Belfast man Malachy McAllister, who holds an Irish passport, is expected to arrive on a flight into Dublin later today, Wednesday 10 June.

A spokesperson for US Immigration and Customs Enforcement’s Enforcement and Removal Operations (ICE-ERO) confirmed his deportation, and accused him of “terrorism related crime”.

Malachy, now a 62-year-old grandfather, was originally jailed over two attacks by the Irish National Liberation Army (INLA) on British Crown Forces during the 1981 hunger strikes.

Released in 1985, a subsequent loyalist gun attack on his family home sparked their journey in 1988 to Canada and then the United States, where they lived in New Jersey.

He is originally from the Ormeau Road area in Belfast and has been seeking political asylum in the US for over 24 years.

His wife Bernadette passed away in the US and most of his children and grandchildren still live there.

He is also recovering from injuries suffered while he was cycling at the beginning of June.

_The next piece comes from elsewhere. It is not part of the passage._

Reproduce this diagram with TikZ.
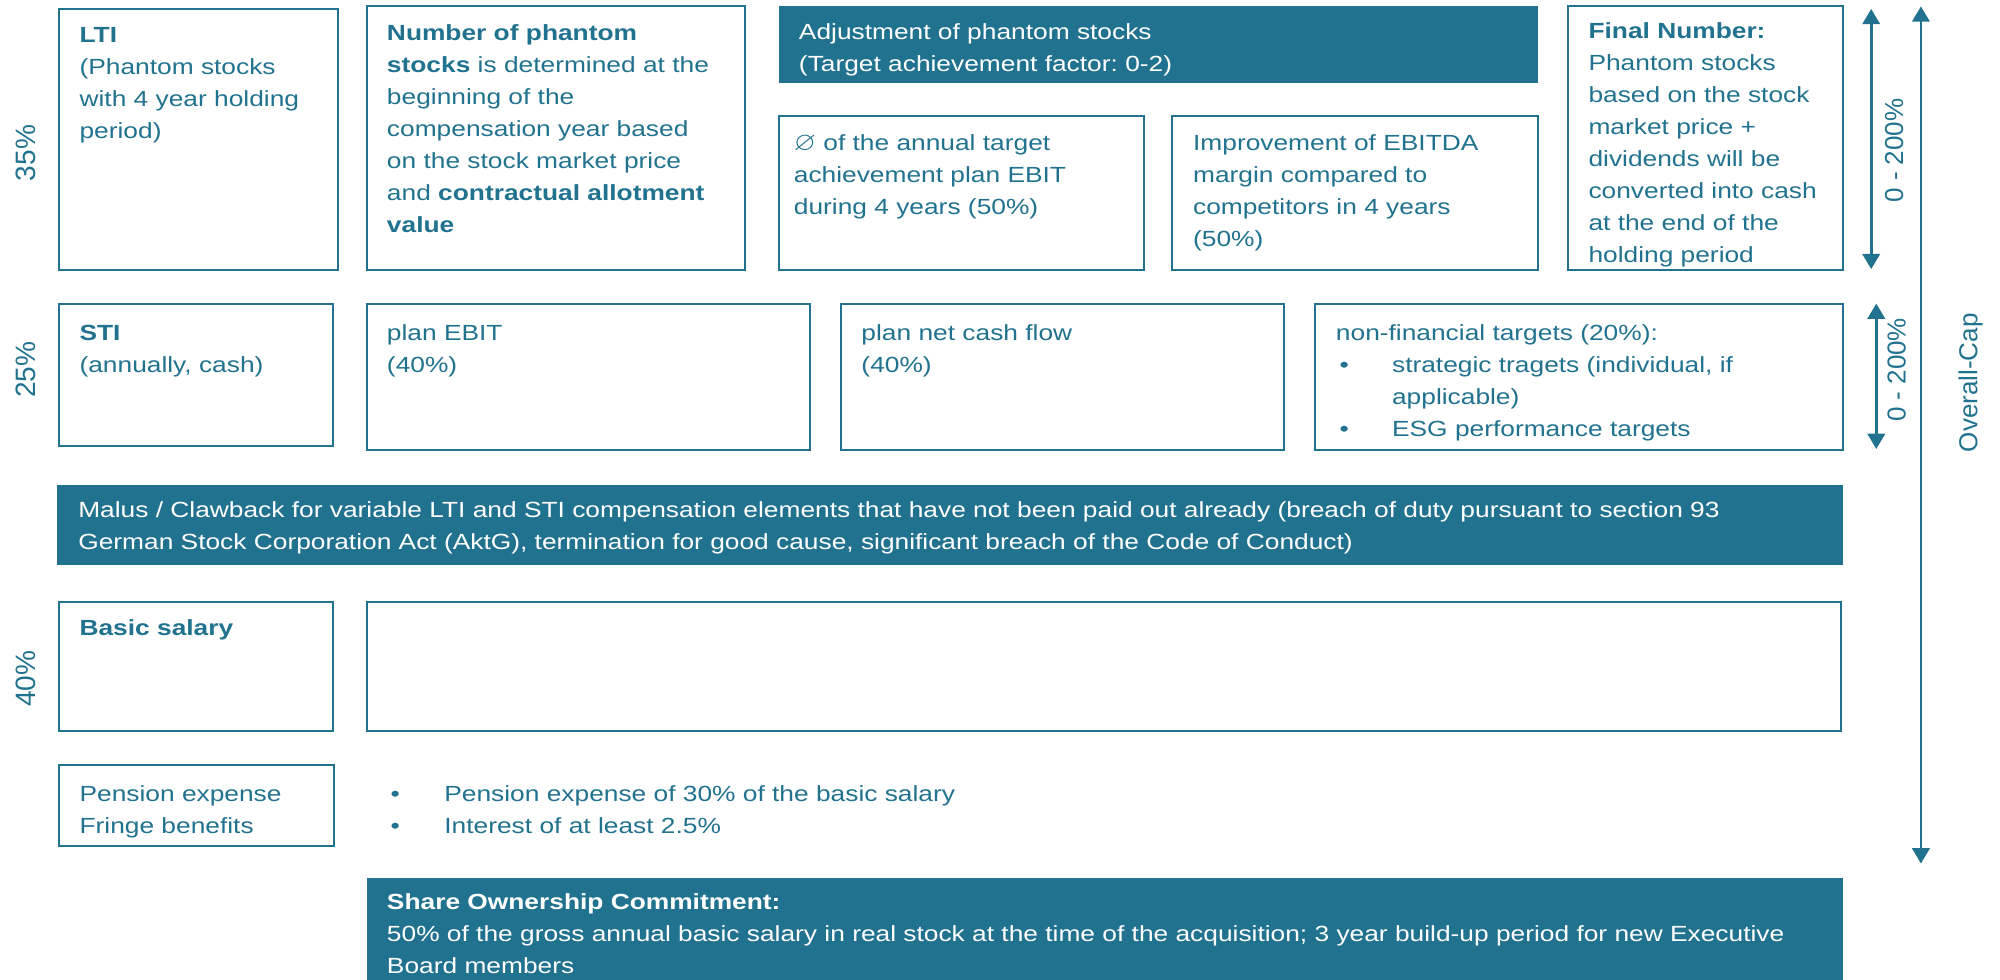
\documentclass[tikz,border=0pt]{standalone}
\usepackage{fontspec}
\setmainfont{Liberation Sans}[FakeStretch=1.2]
\newfontfamily\rotfont{Liberation Sans}
\usepackage{graphicx}
\usepackage{amssymb}
\usetikzlibrary{fit,arrows.meta}
\definecolor{teal1}{RGB}{33,114,143}
\frenchspacing
\begin{document}
\begin{tikzpicture}[x=0.5pt,y=-0.5pt,
  box/.style={draw=teal1, line width=0.8pt, inner sep=0pt},
  fbox/.style={fill=teal1, draw=none, inner sep=0pt},
  txt/.style={anchor=base west, inner sep=0pt, align=left, text width=#1, text=teal1, font=\fontsize{8.6pt}{12.55pt}\selectfont\frenchspacing},
  txt/.default=300pt,
  wtxt/.style={txt=#1, text=white},
  wtxt/.default=700pt,
  pct/.style={rotate=90, text=teal1, font=\rotfont\fontsize{11pt}{13pt}\selectfont, inner sep=0pt},
  rng/.style={rotate=90, text=teal1, font=\rotfont\fontsize{10.2pt}{12pt}\selectfont, inner sep=0pt},
  arr/.style={draw=teal1, line width=1.1pt, {Triangle[width=6.8pt,length=6pt]}-{Triangle[width=6.8pt,length=6pt]}},
]
\useasboundingbox (0,0) rectangle (1568,768);

% ---- row percentages
\node[pct] (p35) at (20,120) {35\%};
\node[pct] (p25) at (20,290) {25\%};
\node[pct] (p40) at (20,532) {40\%};

% ---- LTI row
\node[box, fit={(46,7) (265,212)}] (lti) {};
\node[txt] (ltiT) at (62,33) {\textbf{LTI}\\(Phantom stocks\\with 4 year holding\\period)};

\node[box, fit={(288,5) (584,212)}] (num) {};
\node[txt] (numT) at (303,32) {\textbf{Number of phantom}\\\textbf{stocks} is determined at the\\beginning of the\\compensation year based\\on the stock market price\\and \textbf{contractual allotment}\\\textbf{value}};

\node[fbox, fit={(611,5) (1206,65)}] (adj) {};
\node[wtxt] (adjT) at (626,31) {Adjustment of phantom stocks\\(Target achievement factor: 0-2)};

\node[box, fit={(611,91) (897,212)}] (avg) {};
\node[txt] (avgT) at (622,118) {\scalebox{1.3}[1.2]{$\varnothing$} of the annual target\\achievement plan EBIT\\during 4 years (50\%)};

\node[box, fit={(919,91) (1206,212)}] (imp) {};
\node[txt] (impT) at (935,118) {Improvement of EBITDA\\margin compared to\\competitors in 4 years\\(50\%)};

\node[box, fit={(1229,5) (1445,212)}] (fin) {};
\node[txt] (finT) at (1245,30) {\textbf{Final Number:}\\Phantom stocks\\based on the stock\\market price +\\dividends will be\\converted into cash\\at the end of the\\holding period};

% ---- STI row
\node[box, fit={(46,238) (261,350)}] (sti) {};
\node[txt] (stiT) at (62,267) {\textbf{STI}\\(annually, cash)};

\node[box, fit={(288,238) (635,353)}] (ebit) {};
\node[txt] (ebitT) at (303,267) {plan EBIT\\(40\%)};

\node[box, fit={(659,238) (1007,353)}] (ncf) {};
\node[txt] (ncfT) at (675,267) {plan net cash flow\\(40\%)};

\node[box, fit={(1031,238) (1445,353)}] (nft) {};
\node[txt] (nftT) at (1047,267) {non-financial targets (20\%):\\\makebox[22pt][l]{\,•}strategic tragets (individual, if\\\hspace*{22pt}applicable)\\\makebox[22pt][l]{\,•}ESG performance targets};

% ---- Malus
\node[fbox, fit={(45,380) (1445,443)}] (mal) {};
\node[wtxt] (malT) at (61,406) {Malus / Clawback for variable LTI and STI compensation elements that have not been paid out already (breach of duty pursuant to section 93\\German Stock Corporation Act (AktG), termination for good cause, significant breach of the Code of Conduct)};

% ---- Basic salary row
\node[box, fit={(46,472) (261,573)}] (bas) {};
\node[txt] (basT) at (62,498) {\textbf{Basic salary}};
\node[box, fit={(288,472) (1443,573)}] (emp) {};

% ---- Pension
\node[box, fit={(46,600) (262,663)}] (pen) {};
\node[txt] (penT) at (62,628) {Pension expense\\Fringe benefits};
\node[txt] (penB) at (303,628) {\makebox[22.5pt][l]{\,•}Pension expense of 30\% of the basic salary\\\makebox[22.5pt][l]{\,•}Interest of at least 2.5\%};

% ---- Share ownership
\node[fbox, fit={(288,688) (1445,772)}] (sha) {};
\node[wtxt] (shaT) at (303,713) {\textbf{Share Ownership Commitment:}\\50\% of the gross annual basic salary in real stock at the time of the acquisition; 3 year build-up period for new Executive\\Board members};

% ---- arrows
\coordinate (a1t) at (1467,7);
\coordinate (a1b) at (1467,211);
\draw[arr] (a1t) -- (a1b);
\node[rng] (r1) at (1485,118) {0 - 200\%};

\coordinate (a2t) at (1471,238);
\coordinate (a2b) at (1471,352);
\draw[arr] (a2t) -- (a2b);
\node[rng] (r2) at (1487,290) {0 - 200\%};

\coordinate (a3t) at (1506,5);
\coordinate (a3b) at (1506,677);
\draw[arr] (a3t) -- (a3b);
\node[rng] (oc) at (1545,300) {Overall-Cap};
\end{tikzpicture}
\end{document}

A last-minute letter from 15 US senators urging President Trump to allow him to stay in the country was unsuccessful.

Prior to his deportation, Malachy said: “The truth is there is no rhyme nor reason why the Trump Administration has chosen to deport me after 24 years in America.

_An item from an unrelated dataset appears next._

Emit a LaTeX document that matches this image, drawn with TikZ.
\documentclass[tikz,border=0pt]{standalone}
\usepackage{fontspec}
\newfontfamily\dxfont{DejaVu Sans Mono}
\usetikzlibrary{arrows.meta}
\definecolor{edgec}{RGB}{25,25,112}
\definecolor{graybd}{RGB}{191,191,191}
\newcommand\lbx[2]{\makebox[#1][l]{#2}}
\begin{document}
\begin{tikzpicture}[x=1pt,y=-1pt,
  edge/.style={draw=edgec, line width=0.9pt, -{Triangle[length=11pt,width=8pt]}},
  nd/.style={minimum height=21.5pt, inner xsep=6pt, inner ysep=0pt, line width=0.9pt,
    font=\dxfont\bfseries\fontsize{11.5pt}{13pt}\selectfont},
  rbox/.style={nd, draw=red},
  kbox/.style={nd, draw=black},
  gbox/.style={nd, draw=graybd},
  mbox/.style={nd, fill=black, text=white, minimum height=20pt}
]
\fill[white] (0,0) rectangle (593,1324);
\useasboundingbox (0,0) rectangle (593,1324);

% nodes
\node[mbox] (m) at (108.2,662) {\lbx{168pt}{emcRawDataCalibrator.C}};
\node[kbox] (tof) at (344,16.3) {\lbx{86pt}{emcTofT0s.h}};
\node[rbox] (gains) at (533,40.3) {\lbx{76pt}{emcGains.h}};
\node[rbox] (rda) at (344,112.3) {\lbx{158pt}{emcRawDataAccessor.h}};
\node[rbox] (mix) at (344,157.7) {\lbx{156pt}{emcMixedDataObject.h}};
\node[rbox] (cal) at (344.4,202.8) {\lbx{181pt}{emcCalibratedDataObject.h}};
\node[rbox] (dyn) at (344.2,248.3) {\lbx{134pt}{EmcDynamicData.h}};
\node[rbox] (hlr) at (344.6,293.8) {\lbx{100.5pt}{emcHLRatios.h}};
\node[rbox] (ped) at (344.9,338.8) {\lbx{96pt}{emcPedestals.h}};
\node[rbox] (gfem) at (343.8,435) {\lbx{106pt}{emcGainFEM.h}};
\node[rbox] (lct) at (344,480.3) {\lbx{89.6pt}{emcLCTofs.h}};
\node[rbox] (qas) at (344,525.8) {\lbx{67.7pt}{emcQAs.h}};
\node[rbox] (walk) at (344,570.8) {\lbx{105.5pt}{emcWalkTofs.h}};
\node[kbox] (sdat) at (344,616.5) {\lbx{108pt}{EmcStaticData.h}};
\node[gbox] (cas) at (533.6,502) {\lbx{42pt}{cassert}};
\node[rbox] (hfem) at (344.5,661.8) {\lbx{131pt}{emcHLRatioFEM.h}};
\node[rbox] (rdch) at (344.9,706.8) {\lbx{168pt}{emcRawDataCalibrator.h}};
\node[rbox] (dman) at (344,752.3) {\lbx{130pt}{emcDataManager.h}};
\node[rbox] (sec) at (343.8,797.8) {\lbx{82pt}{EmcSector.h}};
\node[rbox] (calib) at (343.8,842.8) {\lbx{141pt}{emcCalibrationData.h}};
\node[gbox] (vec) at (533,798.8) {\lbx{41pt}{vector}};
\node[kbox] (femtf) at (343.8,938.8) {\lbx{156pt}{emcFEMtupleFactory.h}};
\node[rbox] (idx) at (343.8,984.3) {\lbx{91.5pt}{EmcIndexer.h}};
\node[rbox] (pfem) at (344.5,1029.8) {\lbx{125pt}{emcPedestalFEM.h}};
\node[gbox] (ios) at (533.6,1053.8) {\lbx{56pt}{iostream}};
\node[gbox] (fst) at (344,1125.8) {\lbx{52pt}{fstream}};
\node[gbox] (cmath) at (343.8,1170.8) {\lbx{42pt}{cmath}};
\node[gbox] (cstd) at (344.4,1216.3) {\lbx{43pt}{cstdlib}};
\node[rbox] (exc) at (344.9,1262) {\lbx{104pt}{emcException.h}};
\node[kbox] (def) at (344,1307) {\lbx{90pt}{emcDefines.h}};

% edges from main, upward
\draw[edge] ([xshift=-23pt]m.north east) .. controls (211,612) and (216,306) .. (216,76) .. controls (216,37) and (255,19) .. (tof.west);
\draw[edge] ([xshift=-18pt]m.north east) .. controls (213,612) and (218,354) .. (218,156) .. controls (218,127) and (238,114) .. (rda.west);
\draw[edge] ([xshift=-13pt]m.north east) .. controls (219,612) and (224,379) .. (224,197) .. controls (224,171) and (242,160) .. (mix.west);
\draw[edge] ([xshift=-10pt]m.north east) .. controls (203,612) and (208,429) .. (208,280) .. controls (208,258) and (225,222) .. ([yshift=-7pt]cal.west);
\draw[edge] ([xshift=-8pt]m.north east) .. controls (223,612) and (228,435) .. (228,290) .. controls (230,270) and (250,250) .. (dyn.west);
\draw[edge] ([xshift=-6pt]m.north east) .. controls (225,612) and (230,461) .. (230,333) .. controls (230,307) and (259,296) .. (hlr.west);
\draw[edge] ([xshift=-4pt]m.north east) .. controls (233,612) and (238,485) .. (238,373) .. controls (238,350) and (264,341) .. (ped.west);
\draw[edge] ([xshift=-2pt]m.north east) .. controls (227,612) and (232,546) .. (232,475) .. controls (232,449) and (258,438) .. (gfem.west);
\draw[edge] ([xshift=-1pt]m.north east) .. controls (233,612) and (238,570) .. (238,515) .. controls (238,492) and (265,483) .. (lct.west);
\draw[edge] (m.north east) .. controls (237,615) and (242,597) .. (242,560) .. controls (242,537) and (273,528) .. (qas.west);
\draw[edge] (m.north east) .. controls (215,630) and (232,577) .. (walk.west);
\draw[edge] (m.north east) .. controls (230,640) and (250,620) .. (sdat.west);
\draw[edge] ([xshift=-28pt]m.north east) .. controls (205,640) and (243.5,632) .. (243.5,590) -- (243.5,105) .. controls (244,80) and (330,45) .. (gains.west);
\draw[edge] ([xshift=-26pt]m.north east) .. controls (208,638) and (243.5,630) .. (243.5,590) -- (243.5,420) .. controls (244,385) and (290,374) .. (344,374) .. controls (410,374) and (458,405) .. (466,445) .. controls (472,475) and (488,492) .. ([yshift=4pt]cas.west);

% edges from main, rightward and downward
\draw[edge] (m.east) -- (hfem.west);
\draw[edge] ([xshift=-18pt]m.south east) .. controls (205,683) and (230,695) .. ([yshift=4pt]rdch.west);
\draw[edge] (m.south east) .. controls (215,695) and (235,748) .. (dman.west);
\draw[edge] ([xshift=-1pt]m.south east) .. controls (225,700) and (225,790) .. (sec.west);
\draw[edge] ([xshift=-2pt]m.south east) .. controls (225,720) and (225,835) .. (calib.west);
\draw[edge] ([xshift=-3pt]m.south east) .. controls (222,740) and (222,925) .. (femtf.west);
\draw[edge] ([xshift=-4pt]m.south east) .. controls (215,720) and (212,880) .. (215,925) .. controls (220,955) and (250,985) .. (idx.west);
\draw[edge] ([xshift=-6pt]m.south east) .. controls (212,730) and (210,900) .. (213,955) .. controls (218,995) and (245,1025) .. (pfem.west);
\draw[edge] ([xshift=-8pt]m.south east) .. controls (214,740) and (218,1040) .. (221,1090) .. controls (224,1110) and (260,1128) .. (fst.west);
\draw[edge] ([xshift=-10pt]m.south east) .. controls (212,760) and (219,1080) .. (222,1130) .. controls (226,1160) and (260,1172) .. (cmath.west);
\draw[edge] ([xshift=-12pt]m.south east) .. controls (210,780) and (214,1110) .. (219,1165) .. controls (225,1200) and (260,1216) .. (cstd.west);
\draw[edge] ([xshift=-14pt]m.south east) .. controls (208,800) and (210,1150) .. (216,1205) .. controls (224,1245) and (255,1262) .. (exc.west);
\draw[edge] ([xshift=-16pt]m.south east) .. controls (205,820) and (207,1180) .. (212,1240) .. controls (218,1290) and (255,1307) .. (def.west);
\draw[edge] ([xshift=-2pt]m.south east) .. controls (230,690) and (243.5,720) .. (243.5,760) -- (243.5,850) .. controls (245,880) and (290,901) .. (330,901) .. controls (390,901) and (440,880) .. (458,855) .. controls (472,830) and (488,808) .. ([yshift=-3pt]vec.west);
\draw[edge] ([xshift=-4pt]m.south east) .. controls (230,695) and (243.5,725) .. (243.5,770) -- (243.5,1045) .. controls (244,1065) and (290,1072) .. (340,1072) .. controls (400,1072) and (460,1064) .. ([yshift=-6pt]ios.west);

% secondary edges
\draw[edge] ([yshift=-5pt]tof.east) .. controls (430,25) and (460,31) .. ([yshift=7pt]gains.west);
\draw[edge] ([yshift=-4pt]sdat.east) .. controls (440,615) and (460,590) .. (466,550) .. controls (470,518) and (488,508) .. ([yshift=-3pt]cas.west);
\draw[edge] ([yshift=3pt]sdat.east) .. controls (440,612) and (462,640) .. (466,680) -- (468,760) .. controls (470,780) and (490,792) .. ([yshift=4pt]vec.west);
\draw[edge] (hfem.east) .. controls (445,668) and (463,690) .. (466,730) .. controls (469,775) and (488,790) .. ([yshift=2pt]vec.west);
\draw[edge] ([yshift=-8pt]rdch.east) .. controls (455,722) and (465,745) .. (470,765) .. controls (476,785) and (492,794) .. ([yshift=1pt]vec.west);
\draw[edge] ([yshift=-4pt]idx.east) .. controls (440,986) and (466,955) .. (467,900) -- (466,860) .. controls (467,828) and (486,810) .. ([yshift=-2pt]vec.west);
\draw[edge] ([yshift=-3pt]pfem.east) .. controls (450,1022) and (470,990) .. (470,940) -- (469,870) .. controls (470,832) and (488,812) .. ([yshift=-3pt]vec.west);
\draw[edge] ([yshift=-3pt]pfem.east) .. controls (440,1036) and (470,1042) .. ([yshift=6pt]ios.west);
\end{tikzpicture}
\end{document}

“In fact last November President Trump suspended my deportation and ordered the White House Chief of Staff Mike Mulvaney (now Special Envoy to Northern Ireland) to resolve my case. This was confirmed in a tweet by Congressman Peter King a long time supporter of mine and the GFA.

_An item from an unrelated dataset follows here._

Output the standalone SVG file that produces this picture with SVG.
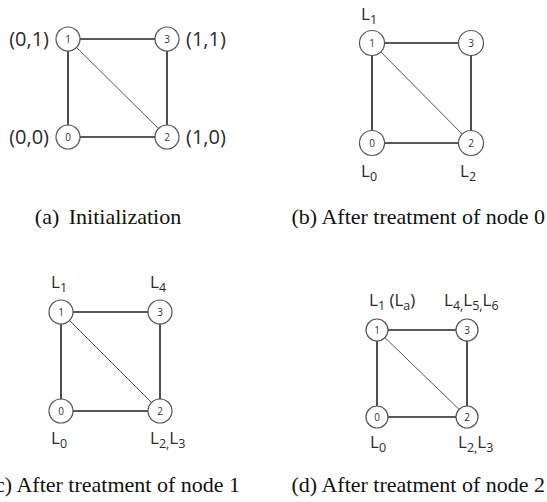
<svg xmlns="http://www.w3.org/2000/svg" width="547" height="502" viewBox="0 0 547 502">
<style>
.edge{stroke:#222;stroke-width:1.6;fill:none}
.diag{stroke:#555;stroke-width:1;fill:none}
.node circle{fill:#fff;stroke:#555;stroke-width:1.2}
.num{font-family:"Open Sans","DejaVu Sans",sans-serif;font-size:10px;fill:#333;text-anchor:middle}
.lab{font-family:"Open Sans","DejaVu Sans",sans-serif;font-size:17px;fill:#2a2a2a}
.coord{font-family:"Open Sans","DejaVu Sans",sans-serif;font-size:20px;fill:#2a2a2a}
.sub{font-size:12.5px}
.cap{font-family:"Liberation Serif","Times New Roman",serif;font-size:22px;fill:#111}
</style>
<rect width="547" height="502" fill="#fff"/>
<g id="connectors">
<line class="edge" x1="68" y1="39" x2="167" y2="39"/>
<line class="edge" x1="68" y1="39" x2="68" y2="137"/>
<line class="edge" x1="167" y1="39" x2="167" y2="137"/>
<line class="edge" x1="68" y1="137" x2="167" y2="137"/>
<line class="diag" x1="68" y1="39" x2="167" y2="137"/>
<line class="edge" x1="372" y1="43" x2="471" y2="43"/>
<line class="edge" x1="372" y1="43" x2="372" y2="143"/>
<line class="edge" x1="471" y1="43" x2="471" y2="143"/>
<line class="edge" x1="372" y1="143" x2="471" y2="143"/>
<line class="diag" x1="372" y1="43" x2="471" y2="143"/>
<line class="edge" x1="61" y1="312" x2="160" y2="312"/>
<line class="edge" x1="61" y1="312" x2="61" y2="411"/>
<line class="edge" x1="160" y1="312" x2="160" y2="411"/>
<line class="edge" x1="61" y1="411" x2="160" y2="411"/>
<line class="diag" x1="61" y1="312" x2="160" y2="411"/>
<line class="edge" x1="377" y1="330" x2="467" y2="330"/>
<line class="edge" x1="377" y1="330" x2="377" y2="417"/>
<line class="edge" x1="467" y1="330" x2="467" y2="417"/>
<line class="edge" x1="377" y1="417" x2="467" y2="417"/>
<line class="diag" x1="377" y1="330" x2="467" y2="417"/>
</g>
<g id="a1" class="node"><circle cx="68" cy="39" r="12"/><text class="num" x="68" y="42.5">1</text></g>
<g id="a3" class="node"><circle cx="167" cy="39" r="12"/><text class="num" x="167" y="42.5">3</text></g>
<g id="a0" class="node"><circle cx="68" cy="137" r="12"/><text class="num" x="68" y="140.5">0</text></g>
<g id="a2" class="node"><circle cx="167" cy="137" r="12"/><text class="num" x="167" y="140.5">2</text></g>
<g id="a-labels">
<text class="coord" x="49" y="46" text-anchor="end">(0,1)</text>
<text class="coord" x="186" y="46">(1,1)</text>
<text class="coord" x="49" y="144" text-anchor="end">(0,0)</text>
<text class="coord" x="186" y="144">(1,0)</text>
</g>
<text class="cap" x="108" y="224" text-anchor="middle" word-spacing="4">(a) Initialization</text>
<g id="b1" class="node"><circle cx="372" cy="43" r="12.5"/><text class="num" x="372" y="46.5">1</text></g>
<g id="b3" class="node"><circle cx="471" cy="43" r="12.5"/><text class="num" x="471" y="46.5">3</text></g>
<g id="b0" class="node"><circle cx="372" cy="143" r="12.5"/><text class="num" x="372" y="146.5">0</text></g>
<g id="b2" class="node"><circle cx="471" cy="143" r="12.5"/><text class="num" x="471" y="146.5">2</text></g>
<g id="b-labels">
<text class="lab" x="361" y="20">L<tspan class="sub" dy="4">1</tspan></text>
<text class="lab" x="361" y="177">L<tspan class="sub" dy="4">0</tspan></text>
<text class="lab" x="460" y="177">L<tspan class="sub" dy="4">2</tspan></text>
</g>
<text class="cap" x="545" y="224" text-anchor="end">(b) After treatment of node 0</text>
<g id="c1" class="node"><circle cx="61" cy="312" r="12"/><text class="num" x="61" y="315.5">1</text></g>
<g id="c3" class="node"><circle cx="160" cy="312" r="12"/><text class="num" x="160" y="315.5">3</text></g>
<g id="c0" class="node"><circle cx="61" cy="411" r="12"/><text class="num" x="61" y="414.5">0</text></g>
<g id="c2" class="node"><circle cx="160" cy="411" r="12"/><text class="num" x="160" y="414.5">2</text></g>
<g id="c-labels">
<text class="lab" x="51" y="288">L<tspan class="sub" dy="4">1</tspan></text>
<text class="lab" x="150" y="288">L<tspan class="sub" dy="4">4</tspan></text>
<text class="lab" x="51" y="444">L<tspan class="sub" dy="4">0</tspan></text>
<text class="lab" x="150" y="444">L<tspan class="sub" dy="4">2,</tspan><tspan dy="-4">L</tspan><tspan class="sub" dy="4">3</tspan></text>
</g>
<text class="cap" x="240" y="492" text-anchor="end">(c) After treatment of node 1</text>
<g id="d1" class="node"><circle cx="377" cy="330" r="11"/><text class="num" x="377" y="333.5">1</text></g>
<g id="d3" class="node"><circle cx="467" cy="330" r="11"/><text class="num" x="467" y="333.5">3</text></g>
<g id="d0" class="node"><circle cx="377" cy="417" r="11"/><text class="num" x="377" y="420.5">0</text></g>
<g id="d2" class="node"><circle cx="467" cy="417" r="11"/><text class="num" x="467" y="420.5">2</text></g>
<g id="d-labels">
<text class="lab" x="369" y="306">L<tspan class="sub" dy="4">1</tspan><tspan dy="-4"> (L</tspan><tspan class="sub" dy="4">a</tspan><tspan dy="-4">)</tspan></text>
<text class="lab" x="444" y="306">L<tspan class="sub" dy="4">4,</tspan><tspan dy="-4">L</tspan><tspan class="sub" dy="4">5,</tspan><tspan dy="-4">L</tspan><tspan class="sub" dy="4">6</tspan></text>
<text class="lab" x="370" y="448">L<tspan class="sub" dy="4">0</tspan></text>
<text class="lab" x="458" y="448">L<tspan class="sub" dy="4">2,</tspan><tspan dy="-4">L</tspan><tspan class="sub" dy="4">3</tspan></text>
</g>
<text class="cap" x="545" y="492" text-anchor="end">(d) After treatment of node 2</text>
</svg>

“I have proved for the 32 years I have been out of Ireland that we are good people and law-abiding citizens of the world.”

On Tuesday, Malachy handed himself over to Homeland Security for the journey home, leaving behind his family. Prayers were said and bagpipes played as he presented himself for deportation in Newark.

New Jersey senator Bob Menendez slammed the deportation.

“Today is a sad day for the McAllister family and New Jersey’s Irish community,” he said.

“Deporting a community leader who poses no national security or public safety threat is not only a clear injustice, but also contrary to our nation’s values.

“By forcefully deporting Mr McAllister to a place he fled because his life was put in danger, the Trump Administration is showing the immorality of their indiscriminate immigration policies.”

Judge James F. McKay III, President of the Ancient Order of Hibernians, said he had learned of the deportation with “profound sadness”.

In a statement, he said: “In this action, we have been forced to say goodbye to a member and a brother; his American born U.S. citizen grandchildren have been deprived of their grandfather, the Northern Ireland Peace Process has lost a voice in America, the U.S. economy has lost an entrepreneur who created two successful tax-paying/job-producing businesses.

“However, the most significant loss of all is that we have lost part of the American legacy of the United States being a refuge from oppression and a land of new beginnings.”